The Federal Reserve on Monday announced rules for banks to repay taxpayer bailout funds, clearing the way for the 19 largest U.S. financial institutions to wind down their reliance on government support.

The rules apply to the nation's 19 largest banks, which have assets of more than $100 billion and were subjected to "stress tests" to determine their financial strength. The test results, released last month, showed 10 banks had to raise a total of $75 billion in new capital to withstand possible future losses.

Those banks have since been scrambling to raise the money through stock offerings and other financial moves. Banks that were not deemed to need more capital have been working to prove they can raise money without relying on guarantees against losses provided by the Federal Deposit Insurance Corp.

Banks wanting to repay bailout money — most of the 19 large banks — must show they can raise long-term debt without relying on the FDIC guarantee.

They also must persuade regulators that they will be able to continue lending to creditworthy borrowers; that they can maintain the minimum capital levels required under the stress tests; and that they will be able to meet funding obligations to business partners while "reducing reliance on government capital" and the FDIC guarantee.

The announcement is part of an effort to wind down all government support of banks — not just from the Treasury bailout program, but also from other subsidies.

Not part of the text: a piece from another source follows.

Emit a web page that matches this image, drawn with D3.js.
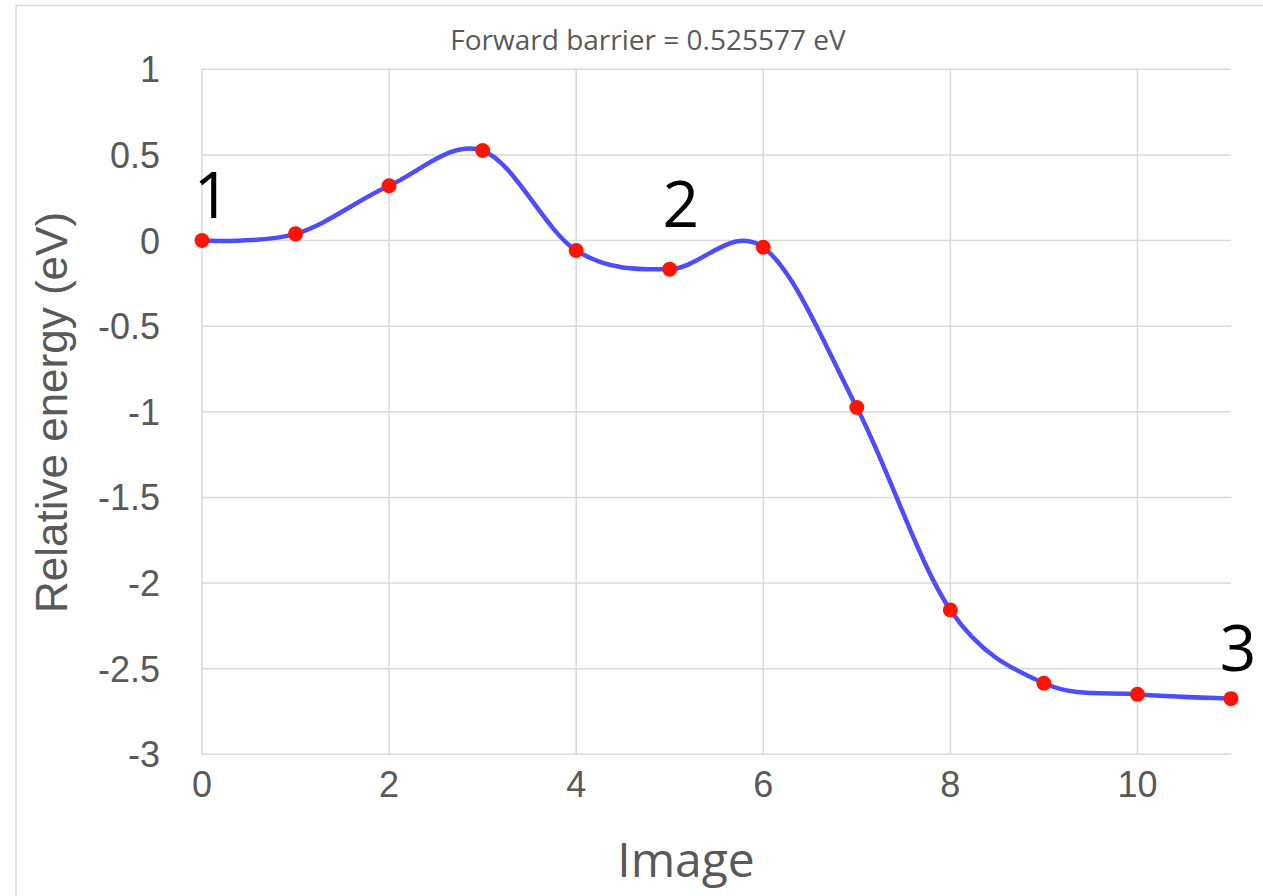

Banks had to apply to their primary regulators for permission to repay the money. Successful applications were forwarded to Treasury for final approval.

Banks have chafed against rules imposed by Congress after they took the bailout money, including limits on executive compensation. Even after they repay the money, they still will rely on massive government subsidies including debt guarantees provided by the FDIC.

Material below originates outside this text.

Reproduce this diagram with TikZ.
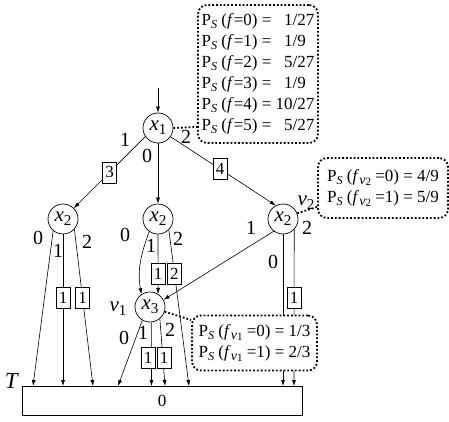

Last month, a handful of larger banks — BB&T, U.S. Bancorp, Capital One Financial Corp. and Bank of New York Mellon Corp. — said they were raising capital in order to repay TARP. They passed the government's stress tests with no capital requirements, so they and other banks with sufficient capital, such as JPMorgan and Goldman Sachs, are likely to get approval soon to return TARP, analysts say.

The first round of approvals are expected the week of June 8.